深刻なのはアメリカ東海岸で開催される場合です。世界の重要な課題について話される場において、ヨーロッパの参加者は6時間、アメリカ西海岸の参加者は9時間参加できますが、日本からの参加者は2時間しか参加できません。その分野において日本が遅れをとらないよう注意を払う必要があります。
※JTB総研が作成
MICEの主催者も出来る限り多くの国の人たちに参加してもらえるよう、開催時間を工夫しています。ここでは2つの例を紹介します。
例1
昨年12月の国際会議ICCA(International Congress & Convention Association) Asia Pacific Chapter Summitのセッション「What are Hybrid Meetings?」(ハイブリッドミーティングとは何か?)において、CHI2021(Conference on Human Factors in Computing Systems 2021)の組織委員長である、東北大学 電気通信研究所の北村嘉文教授が提案されていた3つの時間帯に分けて開催する方法を紹介します。
※ICCA AP Summit における東北大学北村教授のプレゼン資料より
①ヨーロッパ、アメリカ東海岸、アメリカ西海岸
②日本、アメリカ東海岸、アメリカ西海岸
③日本、ヨーロッパ
※2020年12月時点の検討中のスケジュールであり、実際のCHIのスケジュールとは異なります。
CHI2021は「人とコンピューターのインタラクション(相互作用)」に関する国際会議で、50か国から4000名が参加してパシフィコ横浜で開催される予定でした。北村教授は、オンラインの利点を「参加する場所を対等にする」と表現され、開催地に行かなくても参加できるオンラインのメリットを最大限活用したいと仰っていました。
例2
以下は2月2日~3日(アメリカ中部時間)に開催されたインセンティブトラベルの国際団体主催の会議SITE Global Conferenceの開催時間です。
※SITE Global Conference 2021プログラムを元にJTB総研が作成
北米の参加者が最も多く、会議の運営がシカゴで行われていたことから、このようなスケジュールとなっていました。
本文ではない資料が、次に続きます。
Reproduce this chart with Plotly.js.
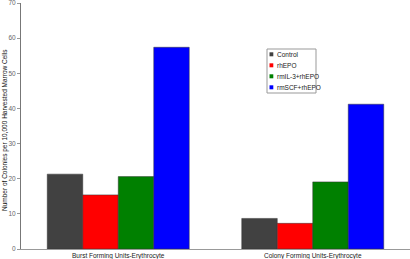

1日目のPart2は「A3+I」(America, Asia, Australia + Indiaの意味)として、深夜となる欧州以外の参加者向けのプログラムとなっていました。配信された動画はアーカイブで翌日から公開されています。
時差がある以上、いずれかの地域の人にとっては必ず参加しにくい時間帯になります。全員参加の議論を実現しようと思えば、深夜や早朝であっても参加するしかありません。また時間の設定は、運営をどこで行うかにも大きく影響します。SITE のカンファレンスでは、登壇者数が多く、表彰式もあり、全体のMCにモデレーター、スピーカーやスライド、ビデオ映像等がZOOMやYouTubeを介して、プラットフォーム上にめまぐるしく登場する演出でした。そのため画面の切り替えが多く、運営サイドは準備も含めてかなり重い運営となったのではないかと想像されます。それらを考えると、日本からの参加は厳しいと感じるスケジュールですが、主催者としては最大限配慮した結果なのかもしれません。
5.その他の課題
よりスマートなオンライン又はハイブリッドのMICEの開催を考えると、技術面、演出面、運営面、それぞれに課題はたくさんあります。イベントとしての収益化に伴い、スポンサーに対して何を提供できるのか、その価値をどのように示すかも、今後解決していかなければなりません。またリアル参加が減ってしまえば、開催地への直接消費による経済効果が減り、これまでと同じような自治体等による開催へのサポートも期待できなくなる可能性があります。MICE業界は、テクノロジーを使い、まず「開催する」ことを優先しました。人と人とのコミュニケーションの重要性が再認識される中で、MICEが見直される可能性もあると考えます。リアルに会える日はいつか戻ってくると思いますが、その時MICEがただ元に戻るのではなく、新型コロナ拡大前以上の評価を受けられるよう、一段階進化していることを期待したいと思います。